A golf course and driving range are part of Glendale Heights. They also mark the beginning of more open spaces. Houses by the side of the road have large stacks of firewood piled neatly by the basketball goal. Lest anyone think this is purely WASP territory, one merely has to stop at Los Larrales Super Mercado, a grocery that offers Mexican handicrafts, food and Cantinflas videos.

Carol Stream has Boston Sea Party, a restaurant located a considerable distance from Boston or anything that’s been a sea since about the Silurian era. There’s an industrial park, and then cornfields.

Once a symbol of exurban (and even suburban) rurality, cornfields are dying out in Chicagoland. Windsor Park Manor, a pseudo-Tudor-style retirement center, lies on the south side of the road, opposite the corn. Can it be long before the ears on the north side of the road belong to apartment dwellers rather than corn plants? Now, however, the atmosphere is definitely rural. One can find not only cornfields, but also the occasional barn. If you stop at the Sunny Acres Farm, you can even buy straw.

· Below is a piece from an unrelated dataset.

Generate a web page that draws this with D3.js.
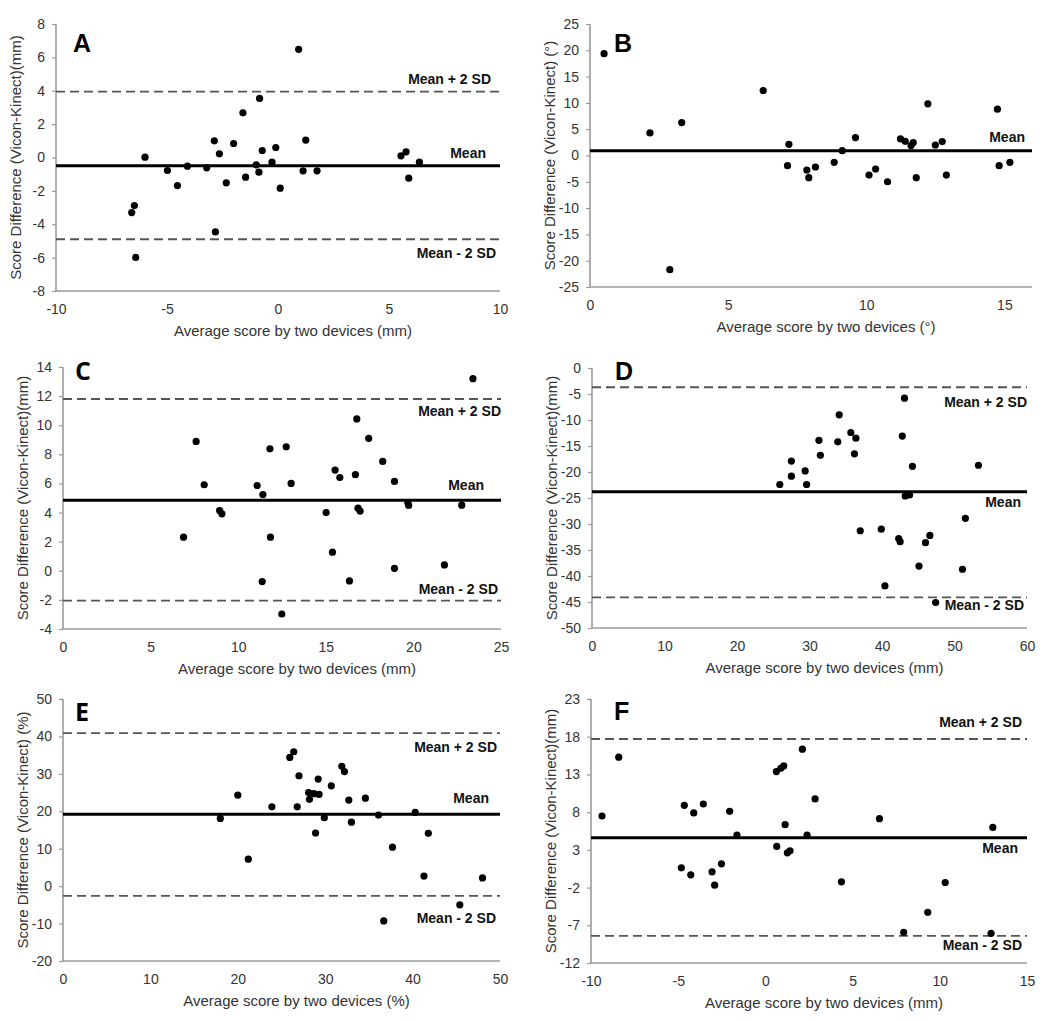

North of North Avenue, a lonely-looking deserted farmhouse stands by itself. The Baker Homestead, circa 1843, is one of the oldest buildings in Du Page County, and a campaign is underway for its renovation. Addresses are listed by double numbers here, like 28W240-an address 28 miles west of the Chicago Loop.

Idyllic ruralism may be interrupted by a sudden loud buzz coming from above. To the south of North Avenue, Du Page County Airport looms. A busy small-plane airport, as well as being the official temperature center for the county, Du Page County Airport is the third busiest airport in Illinois.

You barely get west of the airport before arriving in St. Charles, which the city fathers boast is the home of the Boys 1983 state swimming championship. St. Charles is also home of Pheasant Run, a former farm that is now one of the best-known dinner theaters and resort centers in the Midwest.

If it’s getting late and you have your credit card-what the heck, you can stay the night. Or if you feel energetic, retrace your route. The Old Town Ale House should still be open for a quick one.